## Task requirements
From the first line of the listing below, retype each line up to and including the one with "(recC) at (173,990)"; pictures stay out.

□ □ □

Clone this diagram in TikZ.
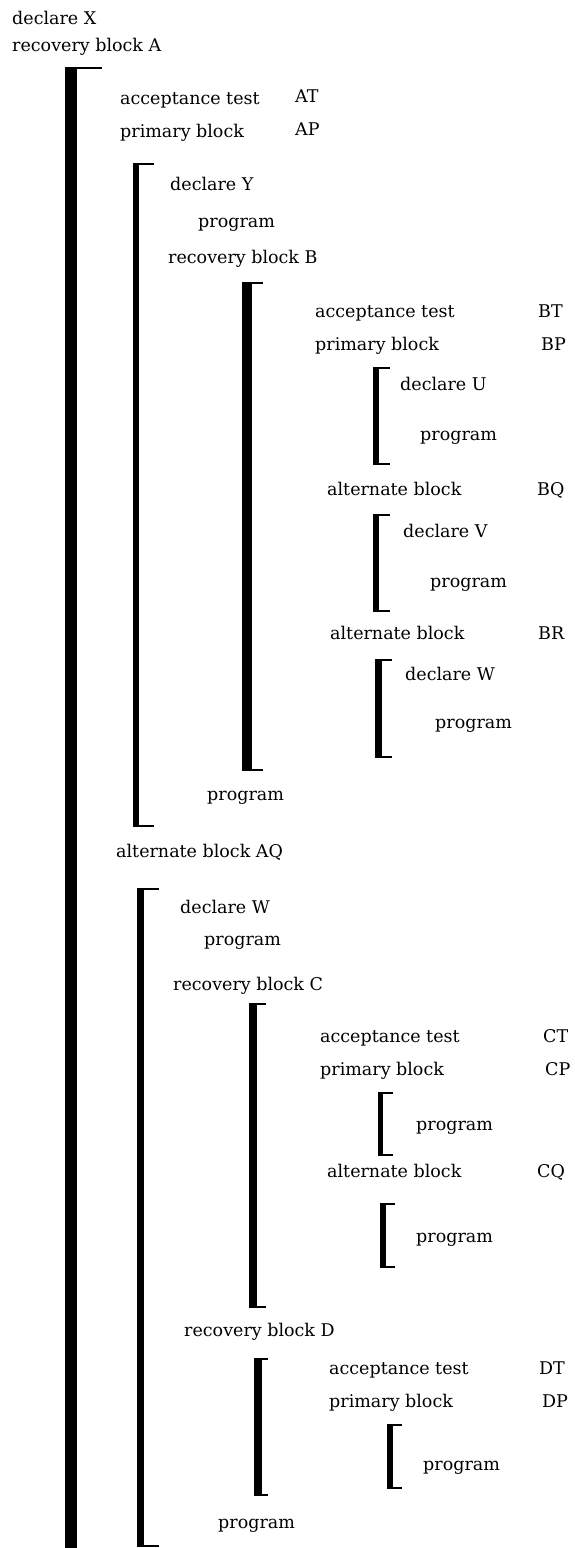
\documentclass[tikz,border=0pt]{standalone}
\usepackage{fontspec}
\setmainfont{DejaVu Serif}
\tikzset{
	txt/.style={anchor=base west, inner sep=0pt, font=\fontsize{17.5}{20}\selectfont},
	bar/.style={fill=black},
	arm/.style={line width=2pt},
}
% bracket: left x, bar width, top y, bottom y, end of arms
\newcommand{\blockbar}[5]{%
	\fill[bar] (#1,#3) rectangle (#1+#2,#4);
	\draw[arm] (#1,#3+1) -- (#5,#3+1);
	\draw[arm] (#1,#4-1) -- (#5,#4-1);
}

\begin{document}
\begin{tikzpicture}[x=1pt,y=-1pt]
	\useasboundingbox (0,0) rectangle (574,1548);

	% outer level
	\node[txt] (declX) at (12,24) {declare X};
	\node[txt] (recA) at (12,51) {recovery block A};
	\fill[bar] (65,67) rectangle (77,1548);
	\draw[arm] (65,68) -- (102,68);

	\node[txt] (atA) at (120,104) {acceptance test};
	\node[txt] (atAn) at (295,102) {AT};
	\node[txt] (pbA) at (120,137) {primary block};
	\node[txt] (pbAn) at (295,135) {AP};

	% primary block AP
	\blockbar{133}{6}{163}{827}{154}
	\node[txt] (declY) at (170,190) {declare Y};
	\node[txt] (progY) at (198,227) {program};
	\node[txt] (recB) at (168,263) {recovery block B};

	\blockbar{242}{10}{282}{771}{263}
	\node[txt] (atB) at (315,317) {acceptance test};
	\node[txt] (atBn) at (538,317) {BT};
	\node[txt] (pbB) at (315,350) {primary block};
	\node[txt] (pbBn) at (541,350) {BP};

	\blockbar{373}{6}{367}{465}{390}
	\node[txt] (declU) at (400,390) {declare U};
	\node[txt] (progU) at (420,440) {program};

	\node[txt] (altBQ) at (327,495) {alternate block};
	\node[txt] (altBQn) at (537,495) {BQ};
	\blockbar{373}{6}{514}{612}{390}
	\node[txt] (declV) at (403,537) {declare V};
	\node[txt] (progV) at (430,587) {program};

	\node[txt] (altBR) at (330,639) {alternate block};
	\node[txt] (altBRn) at (538,639) {BR};
	\blockbar{375}{7}{659}{758}{392}
	\node[txt] (declWa) at (405,680) {declare W};
	\node[txt] (progWa) at (435,728) {program};

	\node[txt] (progB) at (207,800) {program};

	% alternate block AQ
	\node[txt] (altAQ) at (116,857) {alternate block AQ};
	\blockbar{137}{7}{888}{1547}{159}
	\node[txt] (declWb) at (180,913) {declare W};
	\node[txt] (progWb) at (204,945) {program};
	\node[txt] (recC) at (173,990) {recovery block C};

	\blockbar{249}{8}{1003}{1308}{266}
	\node[txt] (atC) at (320,1042) {acceptance test};
	\node[txt] (atCn) at (543,1042) {CT};
	\node[txt] (pbC) at (320,1075) {primary block};
	\node[txt] (pbCn) at (545,1075) {CP};
	\blockbar{378}{5}{1092}{1156}{393}
	\node[txt] (progCP) at (416,1130) {program};
	\node[txt] (altCQ) at (327,1177) {alternate block};
	\node[txt] (altCQn) at (537,1177) {CQ};
	\blockbar{380}{6}{1203}{1268}{395}
	\node[txt] (progCQ) at (416,1242) {program};

	\node[txt] (recD) at (184,1336) {recovery block D};
	\blockbar{254}{8}{1358}{1496}{268}
	\node[txt] (atD) at (329,1374) {acceptance test};
	\node[txt] (atDn) at (539,1374) {DT};
	\node[txt] (pbD) at (329,1407) {primary block};
	\node[txt] (pbDn) at (542,1407) {DP};
	\blockbar{387}{6}{1424}{1489}{402}
	\node[txt] (progDP) at (423,1470) {program};

	\node[txt] (progAQ) at (218,1528) {program};
\end{tikzpicture}
\end{document}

□ □ □

## Correct result
Clone this diagram in TikZ.
\documentclass[tikz,border=0pt]{standalone}
\usepackage{fontspec}
\setmainfont{DejaVu Serif}
\tikzset{
	txt/.style={anchor=base west, inner sep=0pt, font=\fontsize{17.5}{20}\selectfont},
	bar/.style={fill=black},
	arm/.style={line width=2pt},
}
% bracket: left x, bar width, top y, bottom y, end of arms
\newcommand{\blockbar}[5]{%
	\fill[bar] (#1,#3) rectangle (#1+#2,#4);
	\draw[arm] (#1,#3+1) -- (#5,#3+1);
	\draw[arm] (#1,#4-1) -- (#5,#4-1);
}

\begin{document}
\begin{tikzpicture}[x=1pt,y=-1pt]
	\useasboundingbox (0,0) rectangle (574,1548);

	% outer level
	\node[txt] (declX) at (12,24) {declare X};
	\node[txt] (recA) at (12,51) {recovery block A};
	\fill[bar] (65,67) rectangle (77,1548);
	\draw[arm] (65,68) -- (102,68);

	\node[txt] (atA) at (120,104) {acceptance test};
	\node[txt] (atAn) at (295,102) {AT};
	\node[txt] (pbA) at (120,137) {primary block};
	\node[txt] (pbAn) at (295,135) {AP};

	% primary block AP
	\blockbar{133}{6}{163}{827}{154}
	\node[txt] (declY) at (170,190) {declare Y};
	\node[txt] (progY) at (198,227) {program};
	\node[txt] (recB) at (168,263) {recovery block B};

	\blockbar{242}{10}{282}{771}{263}
	\node[txt] (atB) at (315,317) {acceptance test};
	\node[txt] (atBn) at (538,317) {BT};
	\node[txt] (pbB) at (315,350) {primary block};
	\node[txt] (pbBn) at (541,350) {BP};

	\blockbar{373}{6}{367}{465}{390}
	\node[txt] (declU) at (400,390) {declare U};
	\node[txt] (progU) at (420,440) {program};

	\node[txt] (altBQ) at (327,495) {alternate block};
	\node[txt] (altBQn) at (537,495) {BQ};
	\blockbar{373}{6}{514}{612}{390}
	\node[txt] (declV) at (403,537) {declare V};
	\node[txt] (progV) at (430,587) {program};

	\node[txt] (altBR) at (330,639) {alternate block};
	\node[txt] (altBRn) at (538,639) {BR};
	\blockbar{375}{7}{659}{758}{392}
	\node[txt] (declWa) at (405,680) {declare W};
	\node[txt] (progWa) at (435,728) {program};

	\node[txt] (progB) at (207,800) {program};

	% alternate block AQ
	\node[txt] (altAQ) at (116,857) {alternate block AQ};
	\blockbar{137}{7}{888}{1547}{159}
	\node[txt] (declWb) at (180,913) {declare W};
	\node[txt] (progWb) at (204,945) {program};
	\node[txt] (recC) at (173,990) {recovery block C};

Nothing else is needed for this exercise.